En este 2020, además de ganar la Presidencia sus aliados dominan absolutamente el Parlamento. Ni un solo opositor logró reunir los votos para ser congresista.
¿Sorprende? No tanto. Lukashenko es un nostálgico del comunismo. Fue el único miembro del Soviet Supremo de Bielorrusia que votó en contra de la disolución de la URSS, en 1991.
Vio horrorizado cómo se derrumbaba “el socialismo real”, sobre todo en Rusia y Ucrania, donde se entregaban enfervorizados al capitalismo, la concentración de riqueza en manos de pocos y la construcción de una nueva oligarquía.
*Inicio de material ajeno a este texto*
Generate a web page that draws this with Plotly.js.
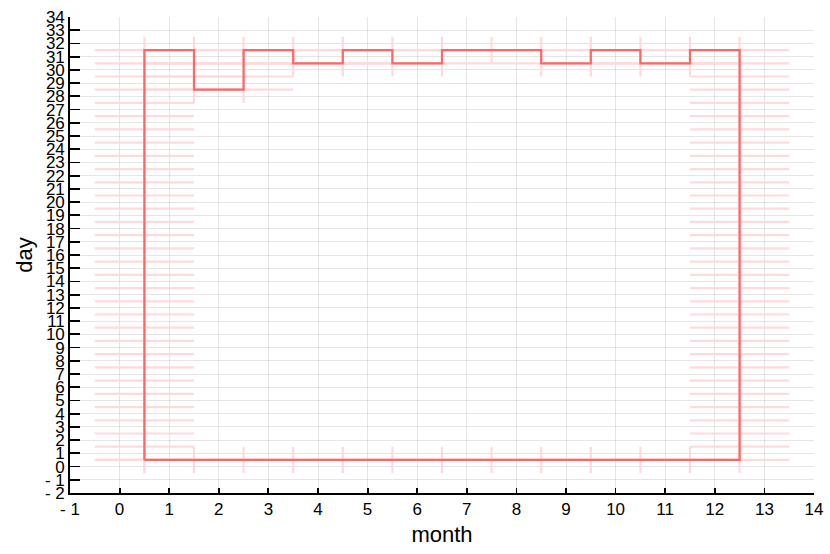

Y él no quería eso. Los que conocen Minsk afirman que parece un “parque temático” de la URSS. Al ser destruida en su 80% durante la II Guerra Mundial, se la reconstruyó siguiendo los patrones arquitectónicos de Stalin: amplias avenidas, plazas de cemento y grandes edificios, según escribió desde Moscú, Marc Marginedas, en el diario El Periódico.
La BBC afirma que es el único lugar en el mundo donde calles y plazas mantienen los nombres en homenaje a héroes soviéticos. Y si bien algunos símbolos como la hoz y el martillo han desaparecido, es en la única exrepública soviética en donde aún existe el nombre de KGB para los servicios secretos de seguridad.
El 70% del aparato productivo está en manos del Estado. Desprecia la empresa privada: la acosa con un exceso de cargas impositivas y le crea siempre nuevas reglas de juego.
Pero hay algo que también es cierto: bajo su gobierno hubo estabilidad económica, aunque dependiente de Rusia, adonde exporta el 40% de sus productos. Moscú es, a la vez, su mayor acreedor: mantiene el 38% de la deuda estatal. Le subvenciona petróleo a un precio menor del mercado; Minsk, lo procesa y lo vende a precios internacionales.
Según el periódico alemán Parlament, los subsidios -directos o indirectos- de Moscú fueron de alrededor de USD 90 000 millones en el 2017.
Aunque hubo un distanciamiento entre él y Vladimir Putin, ambos se reunieron el lunes pasado. Moscú prometió un crédito de USD 1 500 millones.
Para Rusia y para la UE, Bielorrusia es un país que importa geopolíticamente al estar en el centro de Europa. Aunque Lukashenko intentó acercarse algunas veces a la UE, esta desconoció su victoria; Putin, en cambio, lo apoyó.
Si bien hay diferencias, algo une a Putin y Lukashenko: ambos están convencidos de que sin ellos -y así lo han dicho públicamente- sus países caerían en el caos. Y la disciplina es propia de un ‘padrecito’ con un pasado comunista.